I understand she still needs me, but I also know that she is blooming and becoming her own person.
In a flash, her height inches toward mine. She often jokes that she will tower over me in a few years. I know that is true, but that means I will no longer be able to carry her. Even now, I struggle to lift her off the ground and she says, “Momma, you cannot carry me anymore.” I insist and say, “No, I still can.” But she is right, the moment I hold her limbs, she is slipping down fast. The metaphor of that image does not escape me. A large part of me wants to keep holding on. There is a brief flicker of sadness as I realize that the passage of time keeps sending reminders that we are continually moving forward, despite our protests.

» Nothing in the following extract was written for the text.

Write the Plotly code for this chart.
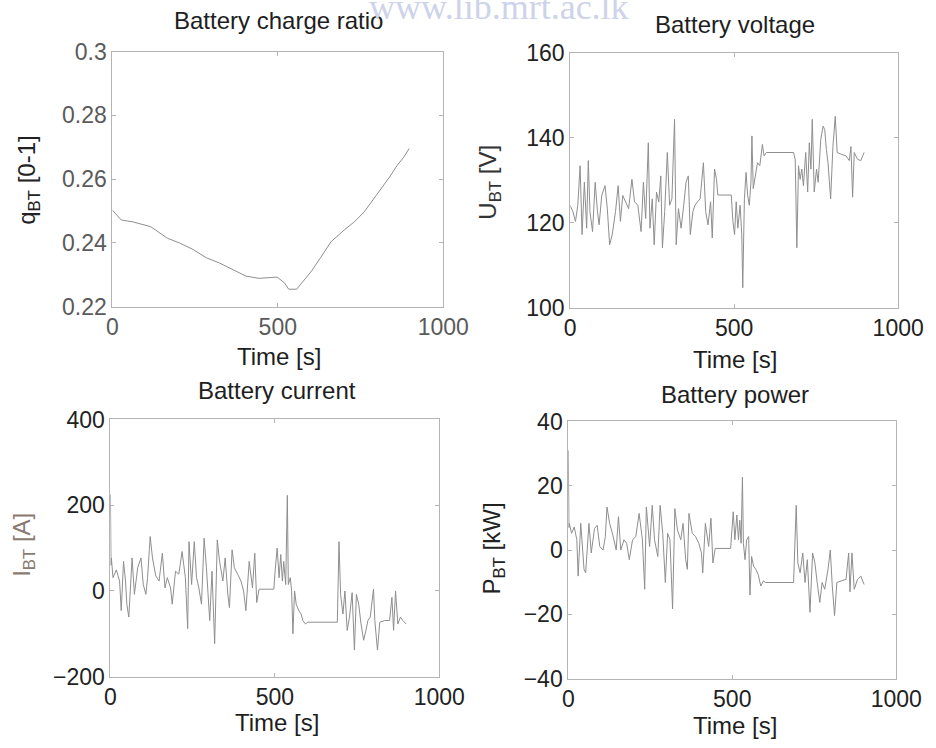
import plotly.graph_objects as go

# ---- battery charge ratio q_BT [0-1] ----
t_q = [0, 27, 62, 116, 166, 205, 245, 285, 324, 364,
       404, 443, 470, 498, 520, 533, 557, 580, 602, 630,
       661, 701, 730, 761, 790, 811, 840, 860, 880, 897]
q_bt = [0.2503, 0.2472, 0.2466, 0.2451, 0.2415, 0.2399, 0.2379, 0.2353, 0.2337, 0.2317,
        0.2296, 0.2289, 0.2291, 0.2293, 0.2275, 0.2255, 0.2255, 0.2283, 0.2312, 0.2355,
        0.2404, 0.2441, 0.2465, 0.2497, 0.2538, 0.2569, 0.2610, 0.2642, 0.2668, 0.2696]

# ---- battery voltage U_BT [V] ----
t_u = [0, 8, 16, 23, 30, 36, 43, 50, 55, 60,
       68, 76, 83, 88, 96, 106, 113, 120, 128, 138,
       146, 153, 160, 168, 178, 188, 196, 206, 216, 223,
       230, 238, 243, 250, 256, 263, 270, 276, 281, 288,
       296, 303, 310, 318, 323, 330, 338, 346, 353, 360,
       366, 374, 380, 388, 396, 406, 413, 420, 428, 433,
       440, 446, 450, 491, 496, 501, 506, 511, 518, 523,
       526, 531, 536, 541, 546, 551, 554, 558, 564, 571,
       578, 586, 591, 598, 681, 686, 691, 696, 701, 706,
       711, 718, 724, 729, 734, 738, 744, 751, 756, 764,
       771, 776, 781, 786, 794, 801, 808, 814, 826, 841,
       851, 856, 861, 866, 876, 886, 896]
u_bt = [124, 122.6, 120.3, 124.1, 133.4, 117.2, 129.5, 118.7, 134.6, 122.6,
        117.9, 129.5, 122.6, 119.5, 126.4, 128.7, 123.3, 114.8, 117.2, 122.6,
        128.7, 120.3, 126.4, 124.9, 123.3, 130.2, 124.9, 124.1, 117.9, 129.5,
        121, 138.8, 118.7, 125.6, 114.8, 127.2, 124.9, 131, 114.1, 122.6,
        136.5, 124.1, 125.6, 144.3, 114.8, 123.3, 118.7, 124.1, 129.5, 131,
        117.2, 122.6, 124.1, 124.9, 125.6, 134.1, 122.6, 119.5, 124.9, 116.4,
        132.6, 130.2, 126.5, 126.5, 120.3, 117.2, 124.9, 118.7, 124.1, 117.2,
        104.7, 125.6, 131.8, 126.4, 124.1, 129.5, 140.4, 128, 131, 134.1,
        133.4, 138.4, 135.7, 136.5, 136.5, 134.9, 114.1, 133.4, 130.2, 132.6,
        128.7, 136.5, 127.2, 138.8, 132.6, 144.3, 127.2, 132.6, 129.5, 139.6,
        142.7, 141.9, 137.2, 134.1, 125.6, 137.9, 145, 136.5, 136.1, 135.7,
        134.6, 137.9, 126, 136.5, 134.9, 134.6, 136.5]

# ---- battery current I_BT [A] ----
t_i = [0, 2, 3, 8, 18, 28, 33, 40, 46, 50,
       56, 66, 73, 83, 93, 100, 108, 113, 121, 128,
       138, 148, 158, 166, 173, 183, 188, 198, 208, 218,
       228, 235, 239, 247, 255, 262, 269, 277, 285, 292,
       302, 309, 317, 325, 332, 342, 349, 357, 362, 370,
       377, 387, 397, 405, 412, 422, 432, 439, 445, 452,
       497, 500, 507, 513, 518, 523, 527, 533, 538, 541,
       547, 551, 555, 560, 565, 573, 580, 585, 593, 600,
       690, 695, 700, 707, 713, 720, 727, 735, 742, 748,
       755, 762, 770, 777, 783, 790, 800, 804, 812, 819,
       834, 849, 856, 861, 867, 874, 882, 889, 899]
i_bt = [225, 60, 77, 31, 49, 23, -46, 69, 23, -31,
        -61, 77, -8, 54, 77, 15, -8, 31, 127, 77,
        35, 23, 88, 7, 31, 7, -31, 46, 39, 92,
        31, -88, 115, 15, 115, 31, 7, -31, 123, 54,
        -69, 46, -123, 119, 69, 23, 77, -8, -39, 96,
        54, 39, 23, 0, -46, 69, 7, 88, -27, 4,
        4, 39, 100, 31, 85, 23, 69, 15, 223, 15,
        31, 0, -100, 0, -31, -46, -54, -69, -77, -73,
        -73, 115, -8, -54, 0, -92, -61, -4, -138, -8,
        -31, -77, -115, -92, -69, -61, 4, -69, -138, -73,
        -69, -69, -15, -92, 0, -77, -61, -69, -77]

# ---- battery power P_BT [kW] ----
t_p = [0, 2, 3, 10, 18, 26, 30, 38, 43, 48,
       53, 63, 70, 80, 88, 96, 106, 113, 118, 126,
       136, 146, 153, 160, 170, 178, 186, 196, 206, 216,
       226, 233, 238, 248, 256, 263, 273, 280, 288, 296,
       303, 310, 318, 325, 333, 343, 350, 358, 363, 368,
       378, 388, 398, 406, 410, 418, 428, 435, 441, 448,
       495, 498, 503, 508, 514, 519, 523, 527, 531, 534,
       539, 544, 550, 554, 559, 565, 572, 579, 587, 595,
       602, 687, 695, 700, 707, 715, 722, 729, 737, 745,
       752, 759, 767, 774, 782, 792, 799, 805, 812, 819,
       832, 847, 855, 859, 865, 872, 882, 892, 902]
p_bt = [31, 7, 8.3, 5.2, 7.2, 3.2, -8.1, 8.3, 2.1, -6,
        -7.1, 8.3, -0.9, 6.7, 7.7, 1.1, 0, 4.2, 13.4, 8.3,
        4.6, 0, 10.4, 0, 3.2, 2.1, -3, 3.2, 4.2, 11.4,
        3.2, -12.2, 13.4, 1.1, 13.9, 3.2, -2, 13.9, 5.2, -10.1,
        5.2, 3.2, -18.3, 12.9, 6.2, 3.2, 8.3, -3, -6, 11.4,
        5.2, 4.2, 2.1, -0.9, -7.1, 8.3, 1.1, 9.9, -4, 0.5,
        0.5, 5.2, 11.9, 3.2, 10.9, 3.2, 9.3, 2.1, 22.7, 2.1,
        -3, 3.2, 4.2, -14, -2, -5, -6, -7.6, -11.2, -9.6,
        -10.1, -10.1, 13.9, -4, -7.1, -0.9, -10.1, -3, -19.4, -0.9,
        -4, -10.1, -16.3, -10.1, -12.2, -6, 0, -11.2, -20.4, -10.1,
        -9.6, -9.1, -0.9, -13, -0.9, -12.2, -9.1, -8.1, -10.7]

time_ticks = [0, 500, 1000]
q_ticks = [0.22, 0.24, 0.26, 0.28, 0.3]
q_tick_text = ["0.22", "0.24", "0.26", "0.28", "0.3"]
u_ticks = [100, 120, 140, 160]
i_ticks = [-200, 0, 200, 400]
p_ticks = [-40, -20, 0, 20, 40]

W, H = 936, 748
FONT = "Liberation Sans, Arial, Helvetica, sans-serif"
LINE = "#8e8e8e"
FRAME = "#b4b4b4"

# positions below are given in pixels of the drawing area (origin top-left)
AREA_X0, AREA_Y0, AREA_W, AREA_H = 3, 9, 918, 730


def px(x):
    return (x - AREA_X0) / AREA_W


def py(y):
    return 1 - (y - AREA_Y0) / AREA_H


fig = go.Figure()

panels = [
    dict(x=t_q, y=q_bt, xd=(111, 447), yd=(48, 306), yr=[0.22, 0.3], yt=q_ticks, ytt=q_tick_text,
         title="Battery charge ratio", tpos=(280, 17),
         ylab="q<sub>BT</sub> [0-1]", ylpos=(25, 178), xlpos=(280, 356), tc="#5a5a5a", ylc="#222222"),
    dict(x=t_u, y=u_bt, xd=(576, 909), yd=(49, 307), yr=[100, 160], yt=u_ticks, ytt=None,
         title="Battery voltage", tpos=(743, 21),
         ylab="U<sub>BT</sub> [V]", ylpos=(494, 180), xlpos=(743, 359), tc="#222222", ylc="#333333"),
    dict(x=t_i, y=i_bt, xd=(109, 443), yd=(420, 680), yr=[-200, 400], yt=i_ticks, ytt=None,
         title="Battery current", tpos=(278, 391),
         ylab="I<sub>BT</sub> [A]", ylpos=(20, 547), xlpos=(278, 726), tc="#222222", ylc="#8a7a72"),
    dict(x=t_p, y=p_bt, xd=(574, 907), yd=(422, 682), yr=[-40, 40], yt=p_ticks, ytt=None,
         title="Battery power", tpos=(743, 395),
         ylab="P<sub>BT</sub> [kW]", ylpos=(498, 550), xlpos=(743, 729), tc="#222222", ylc="#222222"),
]

layout_axes = {}
annotations = []
for k, p in enumerate(panels, start=1):
    xa = "x" if k == 1 else f"x{k}"
    ya = "y" if k == 1 else f"y{k}"
    fig.add_trace(go.Scatter(
        x=p["x"], y=p["y"], mode="lines", xaxis=xa, yaxis=ya,
        line=dict(color=LINE, width=1), showlegend=False, hoverinfo="skip",
    ))
    common = dict(
        showline=True, linecolor=FRAME, linewidth=1, mirror="ticks",
        ticks="inside", ticklen=4, tickcolor=FRAME, showgrid=False, zeroline=False,
        tickfont=dict(family=FONT, size=23, color=p["tc"]),
    )
    layout_axes["xaxis" if k == 1 else f"xaxis{k}"] = dict(
        domain=[px(p["xd"][0]), px(p["xd"][1])], range=[0, 1000],
        tickvals=time_ticks, anchor=ya, ticklabelstandoff=0, **common,
    )
    yax = dict(
        domain=[py(p["yd"][1]), py(p["yd"][0])], range=p["yr"],
        tickvals=p["yt"], anchor=xa, ticklabelstandoff=0, **common,
    )
    if p["ytt"] is not None:
        yax["ticktext"] = p["ytt"]
    layout_axes["yaxis" if k == 1 else f"yaxis{k}"] = yax

    annotations.append(dict(
        text=p["title"], x=px(p["tpos"][0]), y=py(p["tpos"][1]), xref="paper", yref="paper",
        xanchor="center", yanchor="middle", showarrow=False,
        font=dict(family=FONT, size=24, color="#1e1e1e"),
    ))
    annotations.append(dict(
        text="Time [s]", x=px(p["xlpos"][0]), y=py(p["xlpos"][1]), xref="paper", yref="paper",
        xanchor="center", yanchor="middle", showarrow=False,
        font=dict(family=FONT, size=24, color="#1e1e1e"),
    ))
    annotations.append(dict(
        text=p["ylab"], x=px(p["ylpos"][0]), y=py(p["ylpos"][1]), xref="paper", yref="paper",
        xanchor="center", yanchor="middle", showarrow=False, textangle=-90,
        font=dict(family=FONT, size=24, color=p["ylc"]),
    ))

# library watermark along the top edge
annotations.append(dict(
    text="www.lib.mrt.ac.lk", x=px(370), y=py(25), xref="paper", yref="paper",
    xanchor="left", yanchor="bottom", showarrow=False,
    font=dict(family="Liberation Serif, Times New Roman, serif", size=36, color="#cdd3ea"),
))

fig.update_layout(
    width=W, height=H, margin=dict(l=0, r=0, t=0, b=0),
    paper_bgcolor="white", plot_bgcolor="white",
    annotations=annotations, **layout_axes,
)

fig.write_html("out.html")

I sometimes tell her, “Don’t grow up too fast.” She laughs and responds, “I can’t be a baby forever, Momma.” We are years removed from those days. Diapers, bottles, and breastfeeding seem like a foreign language to me. I am immersed in a different world, where we have conversations about whether aliens are a myth and how peace is attained by gazing at nature. She’s no longer interested in doll houses, but her mind is captivated by rocks and minerals. Venturing into our yard she picks up random rocks and asks to split them open with a hammer. Yesterday she announced that obsidian is her favorite rock. Sometimes when I am not at my best she says, “Momma, just chill. It will be ok.” On a recent plane trip, when some turbulence rocked our plane, she consoled my fright by placing her hands on my back and telling me, “It will be ok, Momma. I promise.” Her sensitivity often brings her to tears, but it also creates her lean toward nurturing and kindness.
We talk about gratitude and how important it is to honor the people who you love in your life. I know she’s recently picked up a love of cursive handwriting and she often says she can never go back to print again because it is so “babyish.” I laugh as she hands me this little note.
In it I see my baby, but also my growing girl.